Revision as of 07:13, 14 November 2006

During the discussion of the proposed UML ITS it was suggested that in order to ease the implementation burden a set of normative schema/schematron could be created as part of (a new release of) the XML ITS. The advantages/disadvantages of this approaches have yet to be discussed.

Discusion

  • I guess the major question is the meaning of the ITS being normative. If it means instances must conform to the schema to be conformant, that's fine. (Though I believe there may be one or two places where the schema may still complain about instances that are technically conformant.) On the other hand, if it means that conforming with the schema is sufficient, that would be a problem. It would also be a problem if it actually required implementers to use the schemas in any way (either in the construction or validation of instances).
  • The question that I have is if we make the ITS schemas normative, why stop there? Why should those schemas be normative while others are not?
    • The issue is that implementers currently have nothing to implement against. We describe what XML instances are valid (that's what the XML ITS does) and give them schema. But we (as HL7) give no guarantees that those schema are correct. From an implementer's standpoint that's no good.
    • An implementer may use any schema they want - but having normative schema would allow them to test their instances against those normative schema. So this is not about the structure of the normative schema, but the ability to use them as a "benchmark" in testing and development.
    • The concept of a normative implementable model came up during discussions of the new UML ITS, see UML ITS and UML ITS Technical. It is a key element of that ITS. Therefore it nees to be examined if the concept can be retrofitted into the XML ITS.
    • While the idea of a Reference schema is good, the idea of a Normative one is not so good. It prevents people from coming up with a simpler to understand variant of the machine generated schema and it prevents people for extending or restricting the schema for specific purposes.

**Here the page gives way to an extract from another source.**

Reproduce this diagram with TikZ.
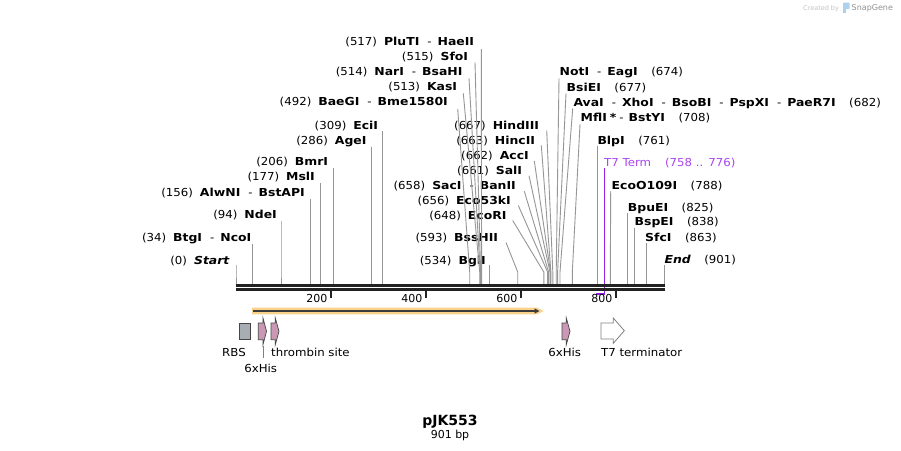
\documentclass[tikz,border=0pt]{standalone}
\usepackage{fontspec}
\setmainfont{DejaVu Sans}[FakeStretch=1.07,BoldFeatures={FakeStretch=1.13},BoldItalicFeatures={FakeStretch=1.13}]
\newfontfamily\plainfont{DejaVu Sans}
\usetikzlibrary{arrows.meta}
\definecolor{siteln}{RGB}{150,150,150}
\definecolor{mapblk}{RGB}{34,34,34}
\definecolor{t7purple}{RGB}{150,30,230}
\definecolor{t7text}{RGB}{170,70,240}
\definecolor{orangeband}{RGB}{251,210,140}
\definecolor{arrowdark}{RGB}{60,60,60}
\definecolor{rbsgray}{RGB}{168,173,180}
\definecolor{hispink}{RGB}{202,152,180}
\definecolor{featedge}{RGB}{70,70,70}
\definecolor{wmark}{RGB}{195,195,195}
\definecolor{logoblue}{RGB}{170,210,240}

\newcommand\nm[1]{\textbf{#1}}
\newcommand\dsh{\hspace{8pt}-\hspace{6pt}}
\newcommand\gp{\hspace{7pt}}
\newcommand\gpr{\hspace{13.5pt}}
\newcommand\cutline[4]{%
  \coordinate (s#1) at (#2,284);
  \coordinate (k#1) at (#2,272);
  \coordinate (t#1) at (#3,#4);
  \draw[siteline] (t#1) -- (k#1) -- (s#1);}
\newcommand\hisfeat[3]{%
  \filldraw[fill=hispink,draw=featedge,line width=0.7pt]
    (#1,323) -- (#2,323) -- (#2,318) -- (#3,331.3) -- (#2,344.7) -- (#2,339.7) -- (#1,339.7) -- cycle;}

\begin{document}
\begin{tikzpicture}[x=1pt,y=-1pt,
  siteline/.style={draw=siteln,line width=0.9pt},
  lbl/.style={inner sep=0pt,font=\fontsize{11}{13}\selectfont},
  lblL/.style={lbl,anchor=base east},
  lblR/.style={lbl,anchor=base west},
  mapline/.style={draw=mapblk,line width=2.7pt},
  tickmark/.style={draw=mapblk,line width=1.8pt}]

\fill[white] (0,0) rectangle (901,450);
\useasboundingbox (0,0) rectangle (901,450);

% watermark
\node[anchor=base west,inner sep=0pt,font=\plainfont\fontsize{6.5}{8}\selectfont,text=wmark] (cb) at (803,10) {Created by};
\fill[logoblue,rounded corners=1pt] (843,2.5) rectangle (849.5,9);
\fill[logoblue] (843,2.5) rectangle (845.5,12.5);
\node[anchor=base west,inner sep=0pt,font=\plainfont\fontsize{8}{9}\selectfont,text=wmark!75!black] (sg) at (851.5,10.5) {SnapGene};

% ---------- left labels ----------
\node[lblL] (l517) at (474.3,45.7) {(517)\gp\nm{PluTI}\dsh\nm{HaeII}};
\node[lblL] (l515) at (468.3,60.7) {(515)\gp\nm{SfoI}};
\node[lblL] (l514) at (462.7,75.7) {(514)\gp\nm{NarI}\dsh\nm{BsaHI}};
\node[lblL] (l513) at (457.3,90.7) {(513)\gp\nm{KasI}};
\node[lblL] (l492) at (448,105.7) {(492)\gp\nm{BaeGI}\dsh\nm{Bme1580I}};
\node[lblL] (l309) at (378.3,129) {(309)\gp\nm{EciI}};
\node[lblL] (l286) at (366.7,144.3) {(286)\gp\nm{AgeI}};
\node[lblL] (l206) at (328.3,165.7) {(206)\gp\nm{BmrI}};
\node[lblL] (l177) at (315,180.7) {(177)\gp\nm{MslI}};
\node[lblL] (l156) at (305,196.5) {(156)\gp\nm{AlwNI}\dsh\nm{BstAPI}};
\node[lblL] (l94) at (277,218.5) {(94)\gp\nm{NdeI}};
\node[lblL] (l34) at (251.5,241.3) {(34)\gp\nm{BtgI}\dsh\nm{NcoI}};
\node[lblL] (l0) at (230,264) {(0)\gp\textbf{\textit{Start}}};

% ---------- centre labels ----------
\node[lblL] (l667) at (539.3,129) {(667)\gp\nm{HindIII}};
\node[lblL] (l663) at (535.3,144) {(663)\gp\nm{HincII}};
\node[lblL] (l662) at (529,159) {(662)\gp\nm{AccI}};
\node[lblL] (l661) at (522.3,174) {(661)\gp\nm{SalI}};
\node[lblL] (l658) at (516,189) {(658)\gp\nm{SacI}\dsh\nm{BanII}};
\node[lblL] (l656) at (511,204) {(656)\gp\nm{Eco53kI}};
\node[lblL] (l648) at (506.7,219) {(648)\gp\nm{EcoRI}};
\node[lblL] (l593) at (498.3,241.3) {(593)\gp\nm{BssHII}};
\node[lblL] (l534) at (486,264) {(534)\gp\nm{BglI}};

% ---------- right labels ----------
\node[lblR] (l674) at (559.5,75.7) {\nm{NotI}\dsh\nm{EagI}\gpr(674)};
\node[lblR] (l677) at (566.5,91) {\nm{BsiEI}\gpr(677)};
\node[lblR] (l682) at (573.3,106) {\nm{AvaI}\dsh\nm{XhoI}\dsh\nm{BsoBI}\dsh\nm{PspXI}\dsh\nm{PaeR7I}\gpr(682)};
\node[lblR] (l708) at (580.5,121) {\nm{MflI}\hspace{3pt}\nm{*}\hspace{3pt}-\hspace{5pt}\nm{BstYI}\gpr(708)};
\node[lblR] (l761) at (597.3,144.3) {\nm{BlpI}\gpr(761)};
\node[lblR,text=t7text] (lT7) at (604,166.3) {T7 Term\hspace{14pt}(758 .. 776)};
\node[lblR] (l788) at (611.5,189) {\nm{EcoO109I}\gpr(788)};
\node[lblR] (l825) at (627.7,211.3) {\nm{BpuEI}\gpr(825)};
\node[lblR] (l838) at (634.5,225.7) {\nm{BspEI}\gpr(838)};
\node[lblR] (l863) at (645,241) {\nm{SfcI}\gpr(863)};
\node[lblR] (l901) at (664.3,263.7) {\textbf{\textit{End}}\gpr(901)};

% ---------- site lines ----------
\cutline{517}{481.6}{481.3}{49}
\cutline{515}{480.6}{475}{62.3}
\cutline{514}{480.2}{469}{78.3}
\cutline{513}{479.7}{463.3}{93.3}
\cutline{492}{469.7}{457.7}{109}
\cutline{309}{382.8}{382.8}{131}
\cutline{286}{371.9}{371.9}{146.7}
\cutline{206}{333.9}{333.9}{167.7}
\cutline{177}{320.1}{320.1}{183.3}
\cutline{156}{310.1}{310.1}{199}
\cutline{94}{281}{281}{221}
\cutline{34}{252.2}{252.2}{244}
\cutline{0}{236}{236}{265}
\cutline{667}{552.8}{546.7}{130.5}
\cutline{663}{550.9}{541.3}{145.5}
\cutline{662}{550.5}{534.3}{161}
\cutline{661}{550.0}{529}{175.7}
\cutline{658}{548.6}{524.3}{191.3}
\cutline{656}{547.6}{518.3}{205.5}
\cutline{648}{543.8}{512.7}{220.5}
\cutline{593}{517.7}{506}{242.5}
\cutline{534}{489.7}{489.7}{265}
\cutline{674}{556.2}{559}{78.3}
\cutline{677}{557.6}{566}{93.3}
\cutline{682}{560}{572.7}{108.5}
\cutline{708}{572.3}{580}{124.3}
\cutline{761}{597.5}{597.5}{146}
\cutline{788}{610.3}{610.7}{191}
\cutline{825}{627.9}{627.9}{213.3}
\cutline{838}{634}{634}{227.7}
\cutline{863}{646}{646}{243.3}
\cutline{901}{664.3}{664.3}{265}

% T7 terminator span
\coordinate (t7top) at (604.5,168.3);
\coordinate (t7bend) at (604.5,294);
\coordinate (t7end) at (596,294);
\draw[t7purple,line width=1.6pt] (t7top) -- (t7bend) -- (t7end);

% ---------- map ----------
\draw[mapline] (236,285.3) -- (665,285.3);
\draw[mapline] (236,289.3) -- (665,289.3);
\foreach \v/\x in {200/331,400/426,600/521,800/616}{
  \draw[tickmark] (\x,291) -- (\x,297.5);
  \node[lbl,font=\plainfont\fontsize{11}{13}\selectfont,anchor=east] (tk\v) at (\x-3.5,298.5) {\v};
}

% ---------- ORF arrow ----------
\fill[orangeband] (252,307.7) -- (537,307.7) -- (543.5,311) -- (537,314.3) -- (252,314.3) -- cycle;
\draw[arrowdark,line width=1.5pt,-{Triangle[length=5pt,width=5pt]}] (253,311) -- (539.5,311);

% ---------- features ----------
\filldraw[fill=rbsgray,draw=featedge,line width=0.8pt] (239.7,323) rectangle (250,339.7);
\hisfeat{258.3}{263}{266.5}
\hisfeat{271}{275.3}{279}
\hisfeat{562}{566.3}{570}
\filldraw[fill=white,draw=gray,line width=0.8pt]
  (601,323) -- (613.3,323) -- (613.3,318) -- (624.3,330.7) -- (613.3,343.3) -- (613.3,339) -- (601,339) -- cycle;

\node[lbl,anchor=base] (fRBS) at (234,356.7) {RBS};
\node[lbl,anchor=base west] (fThr) at (271,356.7) {thrombin site};
\node[lbl,anchor=base] (fHis2) at (564.7,356.7) {6xHis};
\node[lbl,anchor=base west] (fT7) at (601,356.7) {T7 terminator};
\node[lbl,anchor=base] (fHis1) at (260.7,372.3) {6xHis};
\coordinate (his1a) at (263,346);
\coordinate (his1b) at (263,358.3);
\draw[gray,line width=0.8pt] (his1a) -- (his1b);

% ---------- title ----------
\node[anchor=base,inner sep=0pt,font=\plainfont\fontsize{14}{16}\selectfont\bfseries] (title) at (450,425) {pJK553};
\node[lbl,font=\plainfont\fontsize{11}{13}\selectfont,anchor=base] (bp) at (450,438.3) {901 bp};
\end{tikzpicture}
\end{document}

Discussion during the 2006113 INM TelCon

  • Doug: support making them normative, irritating that there is no support. Tony agrees.
  • Grahame: within UML ITS. Implementers should have norm artefacts. Trouble is that schema describe same wire format as XML ITS. XML ITS is not written for schema. Can't make schema normative, then turn around and state schema are not correct. Schema can't be enough, but have to be correct. Lots of stuf out of schema specification like xsi:nill. In UML ITS describe actually what goes on the wire. Again not all you need to know. We design wire-format differently in order to make schema normative. Interetsed in whether "normative" is correct word. Normative means schema are subject to ballot. We don't want that. What we want is for implementers to be able to "hang their hat on" some schema set.
  • Doug: is there analysis of what schema can't describe? Grahame: not written up. Doug: schema not ridgid enough? Grahame: having sche carries implications for wire format. Sch describe wire format. Cant ahve areas where areas are wrong. Can have areas where they are incomplete. reasonable for implementers to say that instance validates against schema. Schema type handing system is different in concept to v3 typing system. we dont describe differences. If you use schema based toolkit you trip over differences like xsi:nil.
  • Skirmantis: schema should be designed for extensability. Current schema dont allow for diff namespaces. Grahame: need to do in UML ITS. Skirmantas: Schema should allow attributes from other namespaces. Grahame: can extend attributes, can't extend datatypes. Schema dont have to describe them. Skirmantas: if schema are official/normative, should have extenibility build in.
  • What does it mean to make it normative. Where should it be used? Grahame: can use in implementation, dont have to. Describes wire format. Need to be clear about it and avoid interpretation that any instance that validates against schema is a valid v3 instance.
  • "Normative" is the wrong word. Call them "Official"? "HL7-Sanctioned"? Stand behind them. Won't get tripped on if you implement these. Call them "Supported"?. "Official Reference Schema"? If you fix schema then you change wire format. Can't change them that freely anymore once balloted. Currently schema can be changed at will, as long as we have same wire format. How much a price are we willing to pay? Need to stay just short of being normative. Don't want ballot comments on individual schema nor schema construct principles. Call them "Conformant?"